Set task: Go through the data and copy every line exactly, but not the images.

Provided data:
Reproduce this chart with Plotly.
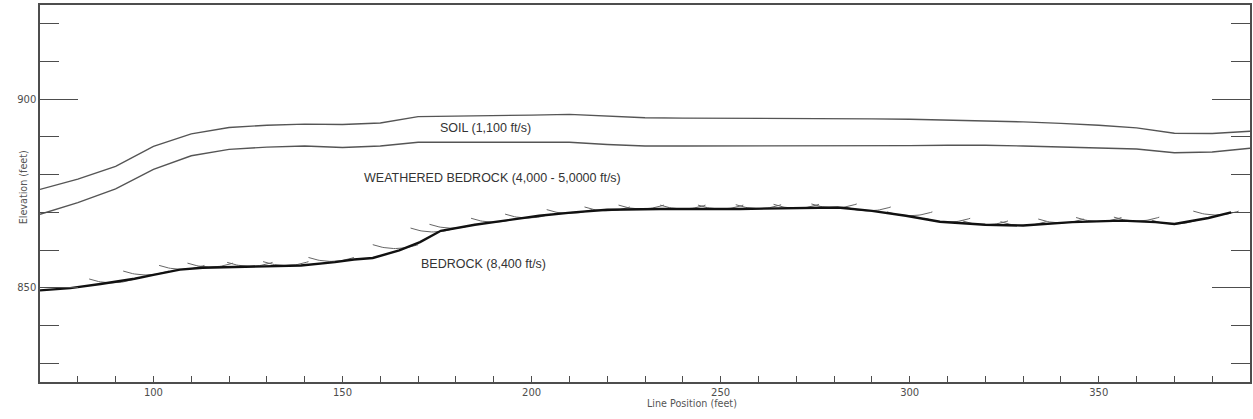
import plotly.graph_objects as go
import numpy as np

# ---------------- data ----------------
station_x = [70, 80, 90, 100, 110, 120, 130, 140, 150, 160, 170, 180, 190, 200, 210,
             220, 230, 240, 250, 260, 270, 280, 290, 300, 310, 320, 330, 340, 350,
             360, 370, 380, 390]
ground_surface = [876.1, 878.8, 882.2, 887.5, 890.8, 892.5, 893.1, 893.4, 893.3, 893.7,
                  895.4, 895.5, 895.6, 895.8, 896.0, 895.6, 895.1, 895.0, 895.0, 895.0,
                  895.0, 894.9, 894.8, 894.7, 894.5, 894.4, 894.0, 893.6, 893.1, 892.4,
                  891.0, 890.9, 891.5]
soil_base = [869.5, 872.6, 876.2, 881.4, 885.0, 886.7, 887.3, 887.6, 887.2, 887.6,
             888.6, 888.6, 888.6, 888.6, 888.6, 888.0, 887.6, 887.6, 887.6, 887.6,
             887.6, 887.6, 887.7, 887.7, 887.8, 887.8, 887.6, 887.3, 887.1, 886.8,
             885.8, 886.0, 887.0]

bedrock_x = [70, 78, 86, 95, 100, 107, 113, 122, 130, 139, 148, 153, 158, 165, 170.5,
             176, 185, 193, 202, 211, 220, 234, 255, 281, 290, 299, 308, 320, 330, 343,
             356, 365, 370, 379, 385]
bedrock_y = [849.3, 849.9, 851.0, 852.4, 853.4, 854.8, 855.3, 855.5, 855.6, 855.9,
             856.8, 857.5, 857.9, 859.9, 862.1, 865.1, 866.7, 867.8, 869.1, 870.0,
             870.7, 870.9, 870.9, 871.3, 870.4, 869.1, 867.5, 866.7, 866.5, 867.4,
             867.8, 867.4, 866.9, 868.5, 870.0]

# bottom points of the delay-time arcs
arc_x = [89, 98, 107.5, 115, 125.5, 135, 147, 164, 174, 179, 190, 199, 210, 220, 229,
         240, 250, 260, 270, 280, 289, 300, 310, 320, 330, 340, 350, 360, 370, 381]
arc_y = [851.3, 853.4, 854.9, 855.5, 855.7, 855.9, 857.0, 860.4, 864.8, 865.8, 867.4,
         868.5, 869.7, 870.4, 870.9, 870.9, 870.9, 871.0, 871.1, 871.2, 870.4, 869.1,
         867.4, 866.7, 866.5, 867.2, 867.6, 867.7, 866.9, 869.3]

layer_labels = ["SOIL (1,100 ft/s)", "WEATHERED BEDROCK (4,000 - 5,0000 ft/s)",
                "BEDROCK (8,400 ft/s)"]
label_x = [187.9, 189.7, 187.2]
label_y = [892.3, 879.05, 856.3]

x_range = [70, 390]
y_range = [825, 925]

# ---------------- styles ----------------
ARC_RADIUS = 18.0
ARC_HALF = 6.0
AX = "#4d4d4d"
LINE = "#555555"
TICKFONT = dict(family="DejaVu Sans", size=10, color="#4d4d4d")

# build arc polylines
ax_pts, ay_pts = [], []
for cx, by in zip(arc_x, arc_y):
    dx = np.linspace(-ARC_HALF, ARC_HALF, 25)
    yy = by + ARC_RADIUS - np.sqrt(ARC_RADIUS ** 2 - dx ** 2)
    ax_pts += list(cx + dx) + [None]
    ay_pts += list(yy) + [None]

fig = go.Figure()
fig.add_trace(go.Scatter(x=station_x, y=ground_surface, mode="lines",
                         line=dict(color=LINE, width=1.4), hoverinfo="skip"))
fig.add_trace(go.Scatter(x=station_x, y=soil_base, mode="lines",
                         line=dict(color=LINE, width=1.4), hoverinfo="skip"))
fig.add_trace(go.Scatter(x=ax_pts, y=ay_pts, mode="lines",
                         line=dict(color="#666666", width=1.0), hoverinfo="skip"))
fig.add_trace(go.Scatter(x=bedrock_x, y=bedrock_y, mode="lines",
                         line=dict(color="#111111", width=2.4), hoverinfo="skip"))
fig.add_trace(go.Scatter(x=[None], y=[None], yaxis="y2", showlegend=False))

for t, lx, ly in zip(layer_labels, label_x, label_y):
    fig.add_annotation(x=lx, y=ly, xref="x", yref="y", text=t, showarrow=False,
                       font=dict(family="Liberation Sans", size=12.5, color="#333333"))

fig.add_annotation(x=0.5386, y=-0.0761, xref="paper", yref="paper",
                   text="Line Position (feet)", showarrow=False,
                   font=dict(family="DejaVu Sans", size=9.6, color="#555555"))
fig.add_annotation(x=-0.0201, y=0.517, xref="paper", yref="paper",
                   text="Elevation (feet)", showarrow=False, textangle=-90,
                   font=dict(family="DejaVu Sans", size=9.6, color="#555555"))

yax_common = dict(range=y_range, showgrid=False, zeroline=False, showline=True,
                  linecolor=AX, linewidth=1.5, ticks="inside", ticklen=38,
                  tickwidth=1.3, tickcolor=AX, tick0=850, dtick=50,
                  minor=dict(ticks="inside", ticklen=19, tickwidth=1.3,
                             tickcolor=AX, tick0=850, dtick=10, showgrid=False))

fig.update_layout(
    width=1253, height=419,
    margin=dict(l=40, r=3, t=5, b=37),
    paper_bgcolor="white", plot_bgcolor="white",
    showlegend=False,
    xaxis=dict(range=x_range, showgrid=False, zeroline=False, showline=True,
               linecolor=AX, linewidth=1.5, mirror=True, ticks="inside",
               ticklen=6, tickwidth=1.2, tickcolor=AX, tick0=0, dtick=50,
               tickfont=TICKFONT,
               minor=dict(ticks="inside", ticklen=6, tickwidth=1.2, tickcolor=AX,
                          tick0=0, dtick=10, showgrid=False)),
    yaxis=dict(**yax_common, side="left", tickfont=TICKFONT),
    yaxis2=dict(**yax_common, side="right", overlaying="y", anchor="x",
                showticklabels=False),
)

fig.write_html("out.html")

Final result:
Reproduce this chart with Plotly.
import plotly.graph_objects as go
import numpy as np

# ---------------- data ----------------
station_x = [70, 80, 90, 100, 110, 120, 130, 140, 150, 160, 170, 180, 190, 200, 210,
             220, 230, 240, 250, 260, 270, 280, 290, 300, 310, 320, 330, 340, 350,
             360, 370, 380, 390]
ground_surface = [876.1, 878.8, 882.2, 887.5, 890.8, 892.5, 893.1, 893.4, 893.3, 893.7,
                  895.4, 895.5, 895.6, 895.8, 896.0, 895.6, 895.1, 895.0, 895.0, 895.0,
                  895.0, 894.9, 894.8, 894.7, 894.5, 894.4, 894.0, 893.6, 893.1, 892.4,
                  891.0, 890.9, 891.5]
soil_base = [869.5, 872.6, 876.2, 881.4, 885.0, 886.7, 887.3, 887.6, 887.2, 887.6,
             888.6, 888.6, 888.6, 888.6, 888.6, 888.0, 887.6, 887.6, 887.6, 887.6,
             887.6, 887.6, 887.7, 887.7, 887.8, 887.8, 887.6, 887.3, 887.1, 886.8,
             885.8, 886.0, 887.0]

bedrock_x = [70, 78, 86, 95, 100, 107, 113, 122, 130, 139, 148, 153, 158, 165, 170.5,
             176, 185, 193, 202, 211, 220, 234, 255, 281, 290, 299, 308, 320, 330, 343,
             356, 365, 370, 379, 385]
bedrock_y = [849.3, 849.9, 851.0, 852.4, 853.4, 854.8, 855.3, 855.5, 855.6, 855.9,
             856.8, 857.5, 857.9, 859.9, 862.1, 865.1, 866.7, 867.8, 869.1, 870.0,
             870.7, 870.9, 870.9, 871.3, 870.4, 869.1, 867.5, 866.7, 866.5, 867.4,
             867.8, 867.4, 866.9, 868.5, 870.0]

# bottom points of the delay-time arcs
arc_x = [89, 98, 107.5, 115, 125.5, 135, 147, 164, 174, 179, 190, 199, 210, 220, 229,
         240, 250, 260, 270, 280, 289, 300, 310, 320, 330, 340, 350, 360, 370, 381]
arc_y = [851.3, 853.4, 854.9, 855.5, 855.7, 855.9, 857.0, 860.4, 864.8, 865.8, 867.4,
         868.5, 869.7, 870.4, 870.9, 870.9, 870.9, 871.0, 871.1, 871.2, 870.4, 869.1,
         867.4, 866.7, 866.5, 867.2, 867.6, 867.7, 866.9, 869.3]

layer_labels = ["SOIL (1,100 ft/s)", "WEATHERED BEDROCK (4,000 - 5,0000 ft/s)",
                "BEDROCK (8,400 ft/s)"]
label_x = [187.9, 189.7, 187.2]
label_y = [892.3, 879.05, 856.3]

x_range = [70, 390]
y_range = [825, 925]

# ---------------- styles ----------------
ARC_RADIUS = 18.0
ARC_HALF = 6.0
AX = "#4d4d4d"
LINE = "#555555"
TICKFONT = dict(family="DejaVu Sans", size=10, color="#4d4d4d")

# build arc polylines
ax_pts, ay_pts = [], []
for cx, by in zip(arc_x, arc_y):
    dx = np.linspace(-ARC_HALF, ARC_HALF, 25)
    yy = by + ARC_RADIUS - np.sqrt(ARC_RADIUS ** 2 - dx ** 2)
    ax_pts += list(cx + dx) + [None]
    ay_pts += list(yy) + [None]

fig = go.Figure()
fig.add_trace(go.Scatter(x=station_x, y=ground_surface, mode="lines",
                         line=dict(color=LINE, width=1.4), hoverinfo="skip"))
fig.add_trace(go.Scatter(x=station_x, y=soil_base, mode="lines",
                         line=dict(color=LINE, width=1.4), hoverinfo="skip"))
fig.add_trace(go.Scatter(x=ax_pts, y=ay_pts, mode="lines",
                         line=dict(color="#666666", width=1.0), hoverinfo="skip"))
fig.add_trace(go.Scatter(x=bedrock_x, y=bedrock_y, mode="lines",
                         line=dict(color="#111111", width=2.4), hoverinfo="skip"))
fig.add_trace(go.Scatter(x=[None], y=[None], yaxis="y2", showlegend=False))

for t, lx, ly in zip(layer_labels, label_x, label_y):
    fig.add_annotation(x=lx, y=ly, xref="x", yref="y", text=t, showarrow=False,
                       font=dict(family="Liberation Sans", size=12.5, color="#333333"))

fig.add_annotation(x=0.5386, y=-0.0761, xref="paper", yref="paper",
                   text="Line Position (feet)", showarrow=False,
                   font=dict(family="DejaVu Sans", size=9.6, color="#555555"))
fig.add_annotation(x=-0.0201, y=0.517, xref="paper", yref="paper",
                   text="Elevation (feet)", showarrow=False, textangle=-90,
                   font=dict(family="DejaVu Sans", size=9.6, color="#555555"))

yax_common = dict(range=y_range, showgrid=False, zeroline=False, showline=True,
                  linecolor=AX, linewidth=1.5, ticks="inside", ticklen=38,
                  tickwidth=1.3, tickcolor=AX, tick0=850, dtick=50,
                  minor=dict(ticks="inside", ticklen=19, tickwidth=1.3,
                             tickcolor=AX, tick0=850, dtick=10, showgrid=False))

fig.update_layout(
    width=1253, height=419,
    margin=dict(l=40, r=3, t=5, b=37),
    paper_bgcolor="white", plot_bgcolor="white",
    showlegend=False,
    xaxis=dict(range=x_range, showgrid=False, zeroline=False, showline=True,
               linecolor=AX, linewidth=1.5, mirror=True, ticks="inside",
               ticklen=6, tickwidth=1.2, tickcolor=AX, tick0=0, dtick=50,
               tickfont=TICKFONT,
               minor=dict(ticks="inside", ticklen=6, tickwidth=1.2, tickcolor=AX,
                          tick0=0, dtick=10, showgrid=False)),
    yaxis=dict(**yax_common, side="left", tickfont=TICKFONT),
    yaxis2=dict(**yax_common, side="right", overlaying="y", anchor="x",
                showticklabels=False),
)

fig.write_html("out.html")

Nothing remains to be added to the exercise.